Rows from a dataset of charts and code:
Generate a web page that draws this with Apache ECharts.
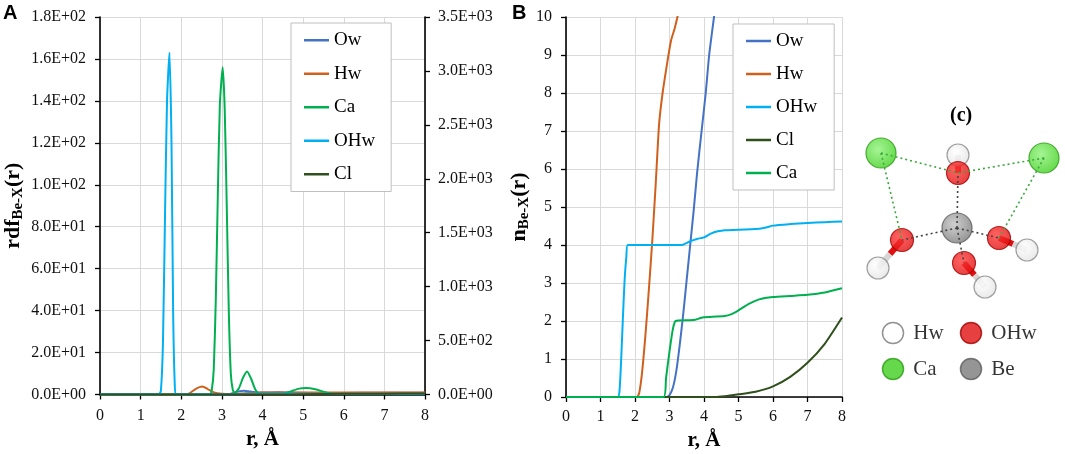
<!DOCTYPE html>
<html><head><meta charset="utf-8">
<script src="https://cdn.jsdelivr.net/npm/echarts@6/dist/echarts.min.js"></script>
<style>html,body{margin:0;padding:0;background:#fff}#c{width:1065px;height:454px}</style>
</head><body><div id="c"></div>
<script>
// ---------- Panel A: rdf Be-X(r) ----------
var rdfOw  = [[0,0],[3.0,0],[3.2,0.3],[3.4,1.4],[3.55,1.8],[3.7,1.4],[4.0,0.9],[4.4,1.1],[4.8,0.8],[5.5,0.7],[6.5,0.8],[8,0.8]];
var rdfHw  = [[0,0],[2.1,0],[2.2,0.5],[2.35,2.6],[2.52,3.8],[2.65,2.6],[2.8,1.0],[3.0,0.3],[3.3,0.2],[3.6,0.6],[4.0,0.9],[5,0.9],[6,0.9],[7,1.0],[8,1.0]];
var rdfCa  = [[0,0],[2.7,0],[2.75,2],[2.8,12],[2.85,45],[2.9,95],[2.95,138],[3.02,156],[3.07,136],[3.12,90],[3.17,40],[3.22,10],[3.27,2],[3.32,0.8],[3.42,3],[3.52,8],[3.62,11],[3.72,7.5],[3.82,2.5],[3.92,0.3],[4.5,0.3],[4.7,1.5],[4.9,2.8],[5.07,3.1],[5.3,2.5],[5.6,0.8],[5.8,0.2],[8,0.2]];
var rdfOHw = [[0,0],[1.45,0],[1.5,2],[1.55,25],[1.6,85],[1.65,140],[1.71,163],[1.76,120],[1.8,40],[1.84,5],[1.88,0],[3.4,0],[3.6,0.3],[8,0.3]];
var rdfCl  = [[0,0],[4.5,0],[5,0.1],[6,0.3],[7,0.4],[8,0.5]];
var legendA = ['Ow','Hw','Ca','OHw','Cl'];

// ---------- Panel B: n Be-X(r) ----------
var nOw  = [[0,0],[2.92,0],[3.0,0.05],[3.1,0.25],[3.2,0.7],[3.3,1.4],[3.4,2.2],[3.5,3.1],[3.6,4.0],[3.7,4.9],[3.8,5.9],[3.93,7.0],[4.05,8.0],[4.15,9.0],[4.29,10.0],[4.4,10.8]];
var nHw  = [[0,0],[2.05,0],[2.12,0.1],[2.2,0.6],[2.3,1.6],[2.4,2.8],[2.5,4.1],[2.6,5.6],[2.7,7.2],[2.8,8.0],[2.9,8.6],[2.97,9.0],[3.05,9.4],[3.15,9.7],[3.23,10.0],[3.35,10.5]];
var nOHw = [[0,0],[1.5,0],[1.55,0.15],[1.6,1.0],[1.65,2.1],[1.7,3.1],[1.75,3.7],[1.79,4.0],[3.35,4.0],[3.45,4.03],[3.6,4.1],[3.8,4.16],[4.0,4.2],[4.2,4.3],[4.4,4.36],[4.6,4.39],[5,4.4],[5.6,4.43],[5.8,4.46],[6,4.51],[6.5,4.55],[7,4.58],[7.5,4.6],[8,4.62]];
var nCl  = [[0,0],[4.3,0],[4.6,0.02],[5,0.07],[5.5,0.14],[6,0.28],[6.5,0.53],[7,0.9],[7.5,1.4],[8,2.09]];
var nCa  = [[0,0],[2.83,0],[2.9,0.5],[3.0,1.2],[3.1,1.8],[3.18,2.0],[3.5,2.02],[3.75,2.03],[3.9,2.08],[4.0,2.1],[4.6,2.13],[4.8,2.18],[5.0,2.28],[5.3,2.45],[5.6,2.57],[6.0,2.63],[6.5,2.66],[7.0,2.69],[7.5,2.75],[8,2.86]];
var legendB = ['Ow','Hw','OHw','Cl','Ca'];

// ---------- Panel (c): atoms (diagram units) ----------
var atomType = ['H','H','H','H','O','O','O','O','Be','Ca','Ca'];
var atomX    = [108, 28, 177, 135, 108, 52, 149, 114, 107, 31, 194];
var atomY    = [55, 168, 150, 187, 73, 140, 138, 163, 128, 53, 58];
var bondOH   = [[4,0],[5,1],[6,2],[7,3]];
var linkCa   = [[9,4],[9,5],[10,4],[10,6]];
var linkBe   = [[8,4],[8,5],[8,6],[8,7]];
var keyNames = ['Hw','OHw','Ca','Be'];
var keyType  = ['H','O','Ca','Be'];
var keyX     = [43, 121, 43, 121];
var keyY     = [233, 233, 269, 269];

var colors = {Ow:'#4472C4', Hw:'#D0601E', Ca:'#00B050', OHw:'#00B0F0', Cl:'#2F4F1C'};
var serif = 'Liberation Serif';

function sci(v){
  if (v === 0) return '0.0E+00';
  var s = v.toExponential(1).split('e'); var e = parseInt(s[1],10);
  return s[0] + 'E' + (e<0?'-':'+') + (Math.abs(e)<10?'0':'') + Math.abs(e);
}
function ln(name, data, gi){
  return {name:name, type:'line', data:data, xAxisIndex:gi, yAxisIndex:gi, showSymbol:false, symbol:'none',
    smooth:0.2, lineStyle:{width:2, color:colors[name], join:'round'}, itemStyle:{color:colors[name]}, clip:true, z:3};
}
var atomStyle = {
  H: {size:22, c0:'#ffffff', c1:'#e2e2e2', b:'#8a8a8a'},
  O: {size:23, c0:'#ff3a3a', c1:'#e01010', b:'#a00000'},
  Be:{size:30, c0:'#c4c4c4', c1:'#7a7a7a', b:'#5a5a5a'},
  Ca:{size:30, c0:'#8ff27a', c1:'#3ed01e', b:'#2a9a14'}
};
function grad(t){ var s=atomStyle[t]; return {type:'radial', x:0.4, y:0.38, r:0.65, colorStops:[{offset:0,color:s.c0},{offset:1,color:s.c1}]}; }

var atomData = atomType.map(function(t,i){
  return {value:[atomX[i], atomY[i]], symbolSize:atomStyle[t].size, itemStyle:{color:grad(t), borderColor:atomStyle[t].b, borderWidth:1.2}};
});
var bondData = [];
bondOH.forEach(function(p){
  var a=p[0], b=p[1]; var mx=(atomX[a]+atomX[b])/2, my=(atomY[a]+atomY[b])/2;
  bondData.push({coords:[[atomX[a],atomY[a]],[mx,my]], lineStyle:{color:'#e01010'}});
  bondData.push({coords:[[mx,my],[atomX[b],atomY[b]]], lineStyle:{color:'#d6d6d6'}});
});
function links(list){ return list.map(function(p){ return {coords:[[atomX[p[0]],atomY[p[0]]],[atomX[p[1]],atomY[p[1]]]]}; }); }
var keyData = keyNames.map(function(n,i){
  var t = keyType[i];
  return {name:n, value:[keyX[i], keyY[i]], symbolSize:21,
    itemStyle:{color:t==='H'?'#ffffff':atomStyle[t].c1, borderColor:t==='H'?'#777':atomStyle[t].b, borderWidth:1.5}};
});

var axisLineBlack = {show:true, lineStyle:{color:'#000', width:1.6}};
var tickOut = {show:true, length:5, lineStyle:{color:'#000', width:1.3}};
var grid = {show:true, lineStyle:{color:'#d9d9d9', width:1}};
var lbl = {fontFamily:serif, fontSize:16, color:'#111'};

function richTitle(main){
  return {
    name: '{a|' + main + '}{b|Be-X}{a|(r)}',
    nameLocation:'middle', nameRotate:90,
    nameTextStyle:{rich:{
      a:{fontFamily:serif, fontSize:22, fontWeight:'bold', color:'#000', lineHeight:26},
      b:{fontFamily:serif, fontSize:15, fontWeight:'bold', color:'#000', verticalAlign:'bottom', padding:[9,0,0,0]}
    }}
  };
}
var yA = Object.assign({type:'value', gridIndex:0, min:0, max:180, interval:20, position:'left',
  axisLine:axisLineBlack, axisTick:tickOut, splitLine:grid, nameGap:74,
  axisLabel:Object.assign({margin:14, formatter:sci}, lbl)}, richTitle('rdf'));
var yB = Object.assign({type:'value', gridIndex:1, min:0, max:10, interval:1, position:'left',
  axisLine:axisLineBlack, axisTick:tickOut, splitLine:grid, nameGap:28,
  axisLabel:Object.assign({margin:14}, lbl)}, richTitle('n'));

var option = {
  animation:false,
  backgroundColor:'#ffffff',
  grid:[
    {left:100, top:17, width:325, height:377.5, outerBoundsMode:'none', containLabel:false},
    {left:566, top:17, width:276, height:380, outerBoundsMode:'none', containLabel:false},
    {left:850, top:100, width:215, height:300, outerBoundsMode:'none', containLabel:false}
  ],
  xAxis:[
    {type:'value', gridIndex:0, min:0, max:8, interval:1, axisLine:axisLineBlack, axisTick:tickOut, splitLine:grid,
     axisLabel:Object.assign({margin:13}, lbl),
     name:'r, Å', nameLocation:'middle', nameGap:35, nameTextStyle:{fontFamily:serif, fontSize:21, fontWeight:'bold', color:'#000'}},
    {type:'value', gridIndex:1, min:0, max:8, interval:1, axisLine:axisLineBlack, axisTick:tickOut, splitLine:grid,
     axisLabel:Object.assign({margin:12}, lbl),
     name:'r, Å', nameLocation:'middle', nameGap:33, nameTextStyle:{fontFamily:serif, fontSize:21, fontWeight:'bold', color:'#000'}},
    {type:'value', gridIndex:2, min:0, max:215, show:false}
  ],
  yAxis:[
    yA,
    yB,
    {type:'value', gridIndex:2, min:0, max:300, inverse:true, show:false},
    {type:'value', gridIndex:0, min:0, max:3500, interval:500, position:'right',
     axisLine:axisLineBlack, axisTick:tickOut, splitLine:{show:false},
     axisLabel:Object.assign({margin:13, formatter:sci}, lbl)}
  ],
  legend:[
    {data:legendA, left:291, top:23, orient:'vertical', icon:'rect', itemWidth:25, itemHeight:2.5, itemGap:13,
     padding:[7,16,7,13], borderColor:'#bfbfbf', borderWidth:1, backgroundColor:'#fff',
     textStyle:{fontFamily:serif, fontSize:19, color:'#000', lineHeight:20.5}},
    {data:legendB, left:733, top:24, orient:'vertical', icon:'rect', itemWidth:25, itemHeight:2.5, itemGap:13,
     padding:[7,17,7,13], borderColor:'#bfbfbf', borderWidth:1, backgroundColor:'#fff',
     textStyle:{fontFamily:serif, fontSize:19, color:'#000', lineHeight:20}}
  ],
  graphic:[
    {type:'text', left:3, top:3, style:{text:'A', font:'bold 20px "Liberation Sans"', fill:'#000'}},
    {type:'text', left:512, top:3, style:{text:'B', font:'bold 20px "Liberation Sans"', fill:'#000'}},
    {type:'text', left:950, top:106, style:{text:'(c)', font:'bold 20px "Liberation Serif"', fill:'#000'}}
  ],
  series:[
    ln('Ow', rdfOw, 0), ln('Hw', rdfHw, 0), ln('Ca', rdfCa, 0), ln('OHw', rdfOHw, 0), ln('Cl', rdfCl, 0),
    ln('Ow', nOw, 1), ln('Hw', nHw, 1), ln('OHw', nOHw, 1), ln('Cl', nCl, 1), ln('Ca', nCa, 1),
    {name:'bonds', type:'lines', coordinateSystem:'cartesian2d', xAxisIndex:2, yAxisIndex:2, z:2,
     lineStyle:{width:6, opacity:1}, data:bondData, silent:true},
    {name:'atoms', type:'scatter', xAxisIndex:2, yAxisIndex:2, z:3, data:atomData, silent:true},
    {name:'caLinks', type:'lines', coordinateSystem:'cartesian2d', xAxisIndex:2, yAxisIndex:2, z:4,
     lineStyle:{width:1.6, color:'#3aa83a', type:[2,3], opacity:1}, data:links(linkCa), silent:true},
    {name:'beLinks', type:'lines', coordinateSystem:'cartesian2d', xAxisIndex:2, yAxisIndex:2, z:4,
     lineStyle:{width:1.6, color:'#444', type:[2,3], opacity:1}, data:links(linkBe), silent:true},
    {name:'atomKey', type:'scatter', xAxisIndex:2, yAxisIndex:2, z:3, data:keyData, silent:true,
     label:{show:true, position:'right', distance:9, formatter:'{b}', fontFamily:serif, fontSize:21, color:'#000'}}
  ]
};
var chart = echarts.init(document.getElementById('c'), null, {renderer:'canvas'});
chart.setOption(option);
</script></body></html>
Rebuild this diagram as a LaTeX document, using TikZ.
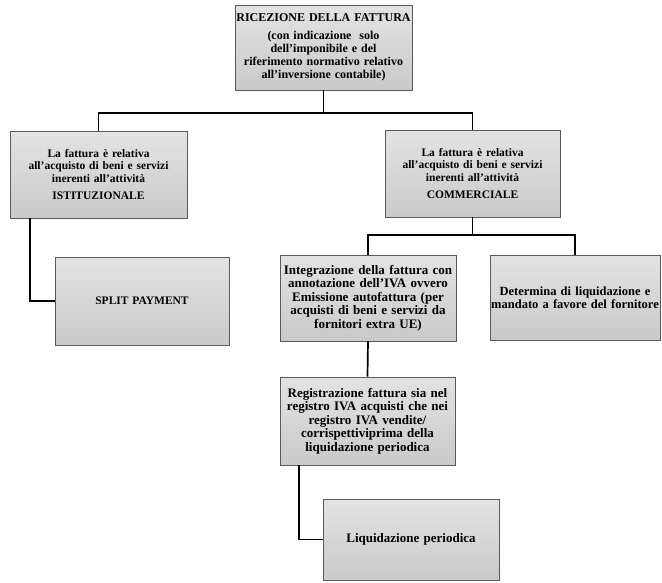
\documentclass[tikz,border=0pt]{standalone}
\usepackage{fontspec}
\setmainfont{Liberation Serif}
\usetikzlibrary{positioning}
\tikzset{
  box/.style={draw=black!65, line width=0.6pt, top color=gray!22, bottom color=gray!42,
    inner sep=0pt, align=center, font=\bfseries},
  conn/.style={draw=black, line width=1.7pt}
}
\begin{document}
\begin{tikzpicture}[x=1pt,y=-1pt]
\useasboundingbox[fill=white] (0,0) rectangle (662,582);

\node[box, minimum width=177pt, minimum height=85pt, text width=177pt,
  font=\bfseries\fontsize{12}{13}\selectfont] (top) at (323.5,47.5)
  {RICEZIONE DELLA FATTURA\\[5pt](con indicazione\ \ solo\\dell'imponibile e del\\riferimento normativo relativo\\all'inversione contabile)};

\node[box, minimum width=177pt, minimum height=87pt, text width=177pt,
  font=\bfseries\fontsize{11.5}{12.5}\selectfont] (ist) at (98.5,174.5)
  {La fattura è relativa\\all'acquisto di beni e servizi\\inerenti all'attività\\[5pt]ISTITUZIONALE};

\node[box, minimum width=175pt, minimum height=87pt, text width=175pt,
  font=\bfseries\fontsize{11.5}{12.5}\selectfont] (com) at (472.5,173.5)
  {La fattura è relativa\\all'acquisto di beni e servizi\\inerenti all'attività\\[5pt]COMMERCIALE};

\node[box, minimum width=174pt, minimum height=88pt, text width=174pt,
  font=\bfseries\fontsize{11.5}{12}\selectfont] (split) at (142,301)
  {SPLIT PAYMENT};

\node[box, minimum width=176pt, minimum height=86pt, text width=176pt,
  font=\bfseries\fontsize{13}{13.5}\selectfont] (integ) at (368,298)
  {Integrazione della fattura con\\annotazione dell'IVA ovvero\\Emissione autofattura (per\\acquisti di beni e servizi da\\fornitori extra UE)};

\node[box, minimum width=170pt, minimum height=85pt, text width=170pt,
  font=\bfseries\fontsize{12.5}{13}\selectfont] (det) at (575,297.5)
  {Determina di liquidazione e\\mandato a favore del fornitore};

\node[box, minimum width=175pt, minimum height=88pt, text width=175pt,
  font=\bfseries\fontsize{13}{13.5}\selectfont] (reg) at (367.5,421)
  {Registrazione fattura sia nel\\registro IVA acquisti che nei\\registro IVA vendite/\\corrispettiviprima della\\liquidazione periodica};

\node[box, minimum width=176pt, minimum height=81pt, text width=176pt,
  font=\bfseries\fontsize{13}{13.5}\selectfont] (liq) at (411,539.5)
  {Liquidazione periodica};

\draw[conn] (top.south) -- ++(0,23) -| (ist.north);
\draw[conn] (top.south) -- ++(0,23) -| (com.north);
\draw[conn] (ist.south west) ++(20,0) |- (split.west);
\draw[conn] (com.south) -- ++(0,18) -| (integ.north);
\draw[conn] (com.south) -- ++(0,18) -| (det.north);
\draw[conn] (integ.south) -- (reg.north);
\draw[conn] (reg.south west) ++(19,0) |- (liq.west);
\end{tikzpicture}
\end{document}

Your task:
Repeat exactly, and only, the lines between the line holding "Rebuild this diagram" and the line holding "DELLA FATTURA\\[5pt](con indicazione\", inclusive, leaving pictures out.

Task answer:
Rebuild this diagram as a LaTeX document, using TikZ.
\documentclass[tikz,border=0pt]{standalone}
\usepackage{fontspec}
\setmainfont{Liberation Serif}
\usetikzlibrary{positioning}
\tikzset{
  box/.style={draw=black!65, line width=0.6pt, top color=gray!22, bottom color=gray!42,
    inner sep=0pt, align=center, font=\bfseries},
  conn/.style={draw=black, line width=1.7pt}
}
\begin{document}
\begin{tikzpicture}[x=1pt,y=-1pt]
\useasboundingbox[fill=white] (0,0) rectangle (662,582);

\node[box, minimum width=177pt, minimum height=85pt, text width=177pt,
  font=\bfseries\fontsize{12}{13}\selectfont] (top) at (323.5,47.5)
  {RICEZIONE DELLA FATTURA\\[5pt](con indicazione\ \ solo\\dell'imponibile e del\\riferimento normativo relativo\\all'inversione contabile)};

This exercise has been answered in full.